# What the exercise asks
Give the listing again exactly, omitting its images.
[Begin]
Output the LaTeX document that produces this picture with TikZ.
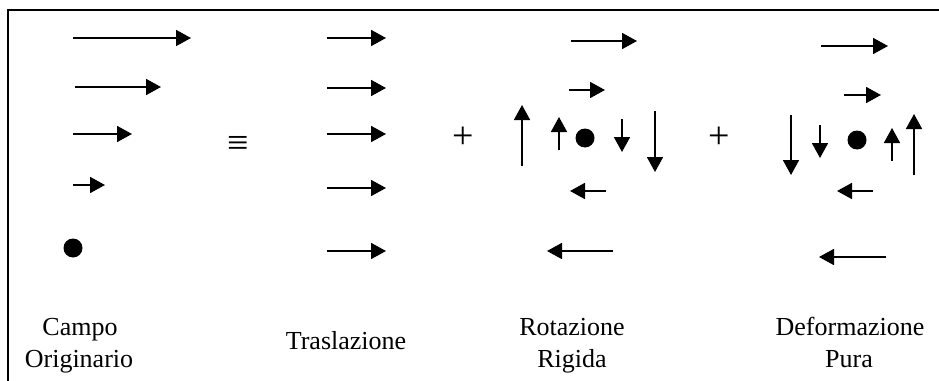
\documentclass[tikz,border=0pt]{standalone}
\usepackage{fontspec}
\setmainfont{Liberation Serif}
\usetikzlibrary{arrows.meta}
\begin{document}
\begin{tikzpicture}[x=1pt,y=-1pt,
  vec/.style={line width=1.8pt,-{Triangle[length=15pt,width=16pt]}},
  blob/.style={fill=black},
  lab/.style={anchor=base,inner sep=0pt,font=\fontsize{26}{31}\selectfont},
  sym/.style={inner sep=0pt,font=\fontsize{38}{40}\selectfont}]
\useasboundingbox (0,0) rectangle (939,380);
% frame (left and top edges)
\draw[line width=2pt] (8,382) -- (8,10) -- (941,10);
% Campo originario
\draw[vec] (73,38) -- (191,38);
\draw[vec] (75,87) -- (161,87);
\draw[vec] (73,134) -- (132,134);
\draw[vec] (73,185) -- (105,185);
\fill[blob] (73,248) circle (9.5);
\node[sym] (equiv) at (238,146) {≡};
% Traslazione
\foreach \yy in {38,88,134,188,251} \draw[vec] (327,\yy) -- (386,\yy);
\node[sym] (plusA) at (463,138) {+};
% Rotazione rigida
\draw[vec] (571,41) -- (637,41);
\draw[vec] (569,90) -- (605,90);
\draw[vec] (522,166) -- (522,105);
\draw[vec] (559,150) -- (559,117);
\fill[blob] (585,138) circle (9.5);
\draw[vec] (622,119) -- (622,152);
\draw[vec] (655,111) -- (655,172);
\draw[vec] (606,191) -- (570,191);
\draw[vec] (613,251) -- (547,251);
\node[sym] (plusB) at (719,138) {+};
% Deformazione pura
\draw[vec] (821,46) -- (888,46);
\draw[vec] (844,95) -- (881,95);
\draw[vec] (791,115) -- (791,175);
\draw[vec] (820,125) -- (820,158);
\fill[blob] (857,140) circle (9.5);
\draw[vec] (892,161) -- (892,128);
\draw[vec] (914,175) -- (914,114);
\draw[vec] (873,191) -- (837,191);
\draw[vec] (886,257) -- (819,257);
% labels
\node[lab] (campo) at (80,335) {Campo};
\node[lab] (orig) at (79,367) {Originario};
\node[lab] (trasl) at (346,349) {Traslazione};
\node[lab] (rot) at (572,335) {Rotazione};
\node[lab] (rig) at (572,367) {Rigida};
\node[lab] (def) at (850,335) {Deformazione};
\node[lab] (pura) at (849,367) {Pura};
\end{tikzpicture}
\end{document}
[End]
# Complete response
Output the LaTeX document that produces this picture with TikZ.
\documentclass[tikz,border=0pt]{standalone}
\usepackage{fontspec}
\setmainfont{Liberation Serif}
\usetikzlibrary{arrows.meta}
\begin{document}
\begin{tikzpicture}[x=1pt,y=-1pt,
  vec/.style={line width=1.8pt,-{Triangle[length=15pt,width=16pt]}},
  blob/.style={fill=black},
  lab/.style={anchor=base,inner sep=0pt,font=\fontsize{26}{31}\selectfont},
  sym/.style={inner sep=0pt,font=\fontsize{38}{40}\selectfont}]
\useasboundingbox (0,0) rectangle (939,380);
% frame (left and top edges)
\draw[line width=2pt] (8,382) -- (8,10) -- (941,10);
% Campo originario
\draw[vec] (73,38) -- (191,38);
\draw[vec] (75,87) -- (161,87);
\draw[vec] (73,134) -- (132,134);
\draw[vec] (73,185) -- (105,185);
\fill[blob] (73,248) circle (9.5);
\node[sym] (equiv) at (238,146) {≡};
% Traslazione
\foreach \yy in {38,88,134,188,251} \draw[vec] (327,\yy) -- (386,\yy);
\node[sym] (plusA) at (463,138) {+};
% Rotazione rigida
\draw[vec] (571,41) -- (637,41);
\draw[vec] (569,90) -- (605,90);
\draw[vec] (522,166) -- (522,105);
\draw[vec] (559,150) -- (559,117);
\fill[blob] (585,138) circle (9.5);
\draw[vec] (622,119) -- (622,152);
\draw[vec] (655,111) -- (655,172);
\draw[vec] (606,191) -- (570,191);
\draw[vec] (613,251) -- (547,251);
\node[sym] (plusB) at (719,138) {+};
% Deformazione pura
\draw[vec] (821,46) -- (888,46);
\draw[vec] (844,95) -- (881,95);
\draw[vec] (791,115) -- (791,175);
\draw[vec] (820,125) -- (820,158);
\fill[blob] (857,140) circle (9.5);
\draw[vec] (892,161) -- (892,128);
\draw[vec] (914,175) -- (914,114);
\draw[vec] (873,191) -- (837,191);
\draw[vec] (886,257) -- (819,257);
% labels
\node[lab] (campo) at (80,335) {Campo};
\node[lab] (orig) at (79,367) {Originario};
\node[lab] (trasl) at (346,349) {Traslazione};
\node[lab] (rot) at (572,335) {Rotazione};
\node[lab] (rig) at (572,367) {Rigida};
\node[lab] (def) at (850,335) {Deformazione};
\node[lab] (pura) at (849,367) {Pura};
\end{tikzpicture}
\end{document}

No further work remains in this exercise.